South Korea’s inflation unexpectedly accelerated in October, reinforcing the case for the central bank to keep its restrictive policy in place for longer.

Consumer prices advanced 3.8% from a year earlier, with the pace of growth quickening compared with 3.7% in September, the statistics office reported Thursday. Economists surveyed by Bloomberg had expected inflation to come in at 3.6%.

The reading was at odds with the Bank of Korea’s view that inflation would start to slow from October after having risen for a couple of months. With the policy focus remaining on prices, the central bank has been keeping the door open to another possible rate hike from the current 3.5%, a level it already characterizes as restrictive.

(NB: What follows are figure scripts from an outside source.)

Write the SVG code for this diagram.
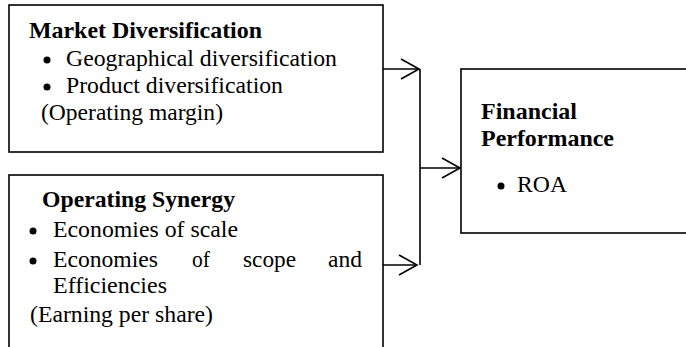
<svg xmlns="http://www.w3.org/2000/svg" width="686" height="347" viewBox="0 0 686 347">
<style>
.box{fill:none;stroke:#000;stroke-width:1.6}
.ln{fill:none;stroke:#000;stroke-width:1.6}
text{font-family:"Liberation Serif","Times New Roman",serif;font-size:23px;fill:#000}
.b{font-weight:bold}
</style>
<defs>
<marker id="arr" markerUnits="userSpaceOnUse" markerWidth="22" markerHeight="24" refX="19" refY="11" orient="auto">
<path d="M1,1 L19,11 L1,21" fill="none" stroke="#000" stroke-width="1.6"/>
</marker>
</defs>
<g id="connectors">
<line class="ln" x1="383" y1="69" x2="419" y2="69" marker-end="url(#arr)"/>
<line class="ln" x1="383" y1="265" x2="417" y2="265" marker-end="url(#arr)"/>
<line class="ln" x1="420" y1="69" x2="420" y2="265"/>
<line class="ln" x1="420" y1="168" x2="460" y2="168" marker-end="url(#arr)"/>
</g>
<g id="market">
<rect class="box" x="9" y="5" width="374" height="147"/>
<text class="b" x="29" y="38" textLength="233" lengthAdjust="spacingAndGlyphs">Market Diversification</text>
<circle cx="47" cy="60" r="3.5"/>
<text x="66" y="66" textLength="271" lengthAdjust="spacingAndGlyphs">Geographical diversification</text>
<circle cx="47" cy="87" r="3.5"/>
<text x="66" y="93" textLength="217" lengthAdjust="spacingAndGlyphs">Product diversification</text>
<text x="41" y="120" textLength="182" lengthAdjust="spacingAndGlyphs">(Operating margin)</text>
</g>
<g id="synergy">
<rect class="box" x="9" y="175" width="374" height="200"/>
<text class="b" x="42" y="207" textLength="193" lengthAdjust="spacingAndGlyphs">Operating Synergy</text>
<circle cx="33" cy="231" r="3.5"/>
<text x="53" y="237" textLength="185" lengthAdjust="spacingAndGlyphs">Economies of scale</text>
<circle cx="33" cy="261" r="3.5"/>
<text x="53" y="267" textLength="105" lengthAdjust="spacingAndGlyphs">Economies</text>
<text x="192" y="267" textLength="18" lengthAdjust="spacingAndGlyphs">of</text>
<text x="243" y="267" textLength="53" lengthAdjust="spacingAndGlyphs">scope</text>
<text x="328" y="267" textLength="34" lengthAdjust="spacingAndGlyphs">and</text>
<text x="53" y="293" textLength="114" lengthAdjust="spacingAndGlyphs">Efficiencies</text>
<text x="30" y="322" textLength="183" lengthAdjust="spacingAndGlyphs">(Earning per share)</text>
</g>
<g id="financial">
<rect class="box" x="461" y="69" width="240" height="164"/>
<text class="b" x="481" y="119" textLength="96" lengthAdjust="spacingAndGlyphs">Financial</text>
<text class="b" x="481" y="146" textLength="133" lengthAdjust="spacingAndGlyphs">Performance</text>
<circle cx="501" cy="186" r="3.5"/>
<text x="517" y="192" textLength="50" lengthAdjust="spacingAndGlyphs">ROA</text>
</g>
</svg>
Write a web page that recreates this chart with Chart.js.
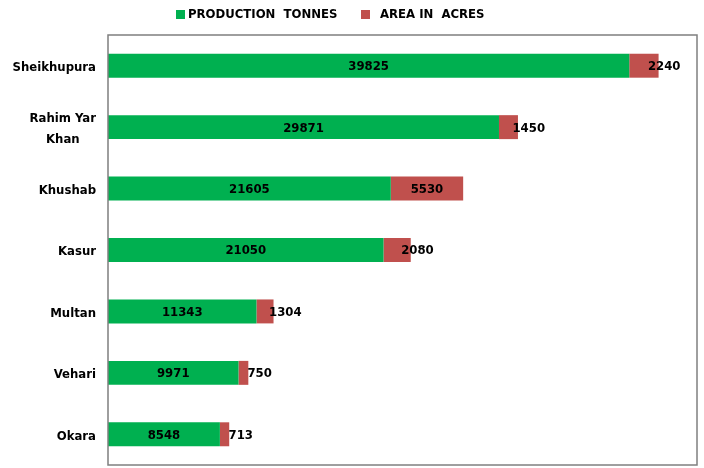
<!DOCTYPE html>
<html>
<head>
<meta charset="utf-8">
<script src="https://cdn.jsdelivr.net/npm/chart.js@4/dist/chart.umd.min.js"></script>
<style>
html,body{margin:0;padding:0;background:#fff;}
#wrap{width:704px;height:468px;position:relative;}
</style>
</head>
<body>
<div id="wrap"><canvas id="c" width="704" height="468"></canvas></div>
<script>
const categories = ['Sheikhupura', ['Rahim Yar', 'Khan'], 'Khushab', 'Kasur', 'Multan', 'Vehari', 'Okara'];
const productionTonnes = [39825, 29871, 21605, 21050, 11343, 9971, 8548];
const areaAcres = [2240, 1450, 5530, 2080, 1304, 750, 713];
const seriesNames = ['PRODUCTION  TONNES', 'AREA IN  ACRES'];

const FONT = '"DejaVu Sans Condensed", "Liberation Sans", Arial, sans-serif';

const labelPlugin = {
  id: 'labels',
  afterDatasetsDraw(chart) {
    const ctx = chart.ctx;
    ctx.save();
    ctx.font = 'bold 13px ' + FONT;
    ctx.fillStyle = '#000';
    ctx.textBaseline = 'middle';
    chart.data.datasets.forEach((ds, di) => {
      const meta = chart.getDatasetMeta(di);
      meta.data.forEach((bar, i) => {
        const v = ds.data[i];
        const txt = String(v);
        const w = ctx.measureText(txt).width;
        const left = Math.min(bar.x, bar.base), right = Math.max(bar.x, bar.base);
        const cx = (left + right) / 2;
        if (di === 0 || w + 6 < right - left) {
          ctx.textAlign = 'center';
          ctx.fillText(txt, cx, bar.y + 1);
        } else {
          ctx.textAlign = 'left';
          ctx.fillText(txt, cx + 4, bar.y + 1);
        }
      });
    });
    // category labels
    const ys = chart.scales.y;
    chart.data.labels.forEach((lab, i) => {
      const y = ys.getPixelForValue(i) + 2;
      const right = ys.right - 12;
      if (Array.isArray(lab)) {
        const maxW = Math.max(...lab.map(t => ctx.measureText(t).width));
        const cx = right - maxW / 2;
        const lh = 21;
        ctx.textAlign = 'center';
        lab.forEach((t, k) => {
          ctx.fillText(t, cx, y + (k - (lab.length - 1) / 2) * lh);
        });
      } else {
        ctx.textAlign = 'right';
        ctx.fillText(lab, right, y);
      }
    });
    ctx.restore();
  }
};

const frameLegendPlugin = {
  id: 'frameLegend',
  afterDraw(chart) {
    const a = chart.chartArea, ctx = chart.ctx;
    ctx.save();
    ctx.strokeStyle = '#7f7f7f';
    ctx.lineWidth = 1.5;
    ctx.strokeRect(a.left, a.top, a.right - a.left, a.bottom - a.top);
    // legend
    ctx.font = 'bold 13px ' + FONT;
    ctx.textBaseline = 'middle';
    ctx.textAlign = 'left';
    const starts = [176, 361];
    const gaps = [12, 19];
    chart.data.datasets.forEach((ds, i) => {
      ctx.fillStyle = ds.backgroundColor;
      ctx.fillRect(starts[i], 10, 9, 9);
      ctx.fillStyle = '#000';
      ctx.fillText(ds.label, starts[i] + gaps[i], 15);
    });
    ctx.restore();
  }
};

new Chart(document.getElementById('c'), {
  type: 'bar',
  data: {
    labels: categories,
    datasets: [
      { label: seriesNames[0], data: productionTonnes, backgroundColor: '#00B050', categoryPercentage: 1, barPercentage: 0.39 },
      { label: seriesNames[1], data: areaAcres, backgroundColor: '#C0504D', categoryPercentage: 1, barPercentage: 0.39 }
    ]
  },
  options: {
    indexAxis: 'y',
    responsive: false,
    animation: false,
    layout: { padding: { left: 0, right: 7, top: 35, bottom: 3 } },
    plugins: {
      legend: { display: false },
      tooltip: { enabled: false }
    },
    scales: {
      x: {
        stacked: true, min: 0, max: 45000,
        display: false,
        grid: { display: false }
      },
      y: {
        stacked: true,
        grid: { display: false, drawTicks: false },
        border: { display: false },
        ticks: { display: false },
        afterFit(s) { s.width = 108; s.paddingTop = 0; s.paddingBottom = 0; }
      }
    }
  },
  plugins: [labelPlugin, frameLegendPlugin]
});
</script>
</body>
</html>
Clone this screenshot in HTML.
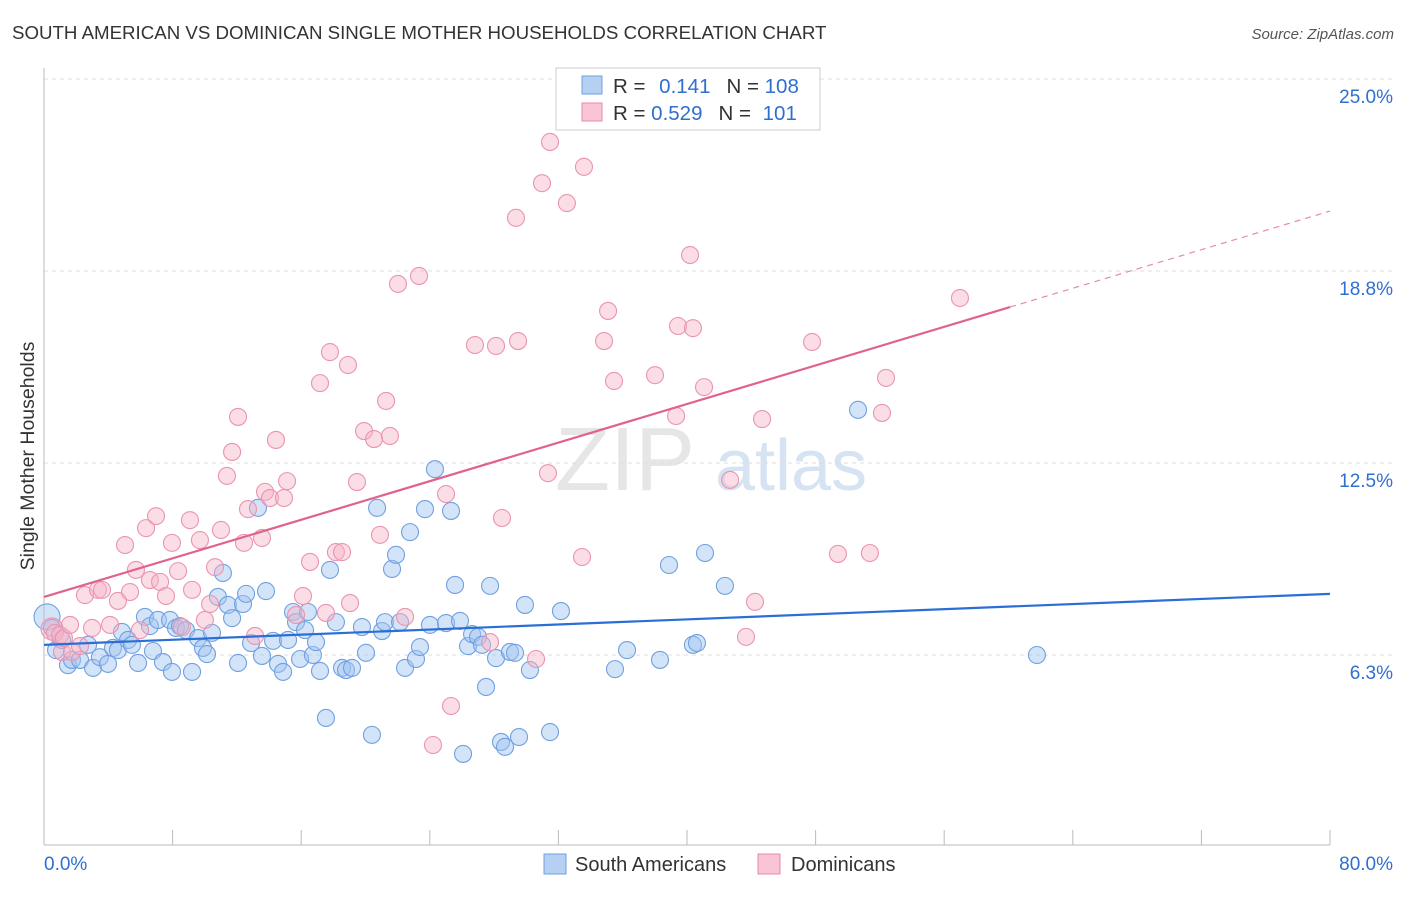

The bank is also wary of elevated borrowing costs weighing on economic growth. One board member said last month that the BOK should also be open to the possibility of cutting rates if needed, in the first sign of dissent over the trajectory of policy in months.

Adding to the complexity of the policy equation is the Israel-Hamas conflict, which threatens to boost oil prices if it broadens into regional hostilities. BOK Governor Rhee Chang-yong has said the conflict has thrown growth forecasts for 2024 into question.

Inflation is expected to ease more slowly than previously expected due to the Mideast risk and unusually low temperatures, Finance Minister Choo Kyung-ho said just before the price data were released. He also pointed out, however, a stable trend in prices excluding food and energy, growth of which slowed to 3.2% from the 3.3% gain in September.

The price data come as a rebound in exports and industrial production reaffirms confidence among authorities that the Korean economy will grow largely as expected this year. With the US economy also showing surprising growth, the BOK considers it too early to talk of relaxing its stance.

A key factor for what comes next will be the Federal Reserve. Chairman Jerome Powell hinted Wednesday that the US central bank may now be finished with the most aggressive tightening cycle in four decades.

The BOK likely wants to see stable inflation readings in the 2% range before considering any policy easing. Inflation is likely to slow to that range next year, the BOK has said, with a growing number of economists expecting a rate cut some time after that.

A rekindling of appetite for household debt is another reason the BOK is expected to keep its rate restrictive. A tight policy also helps prevent the local currency from weakening further against the dollar and ramping up the nation’s import bill.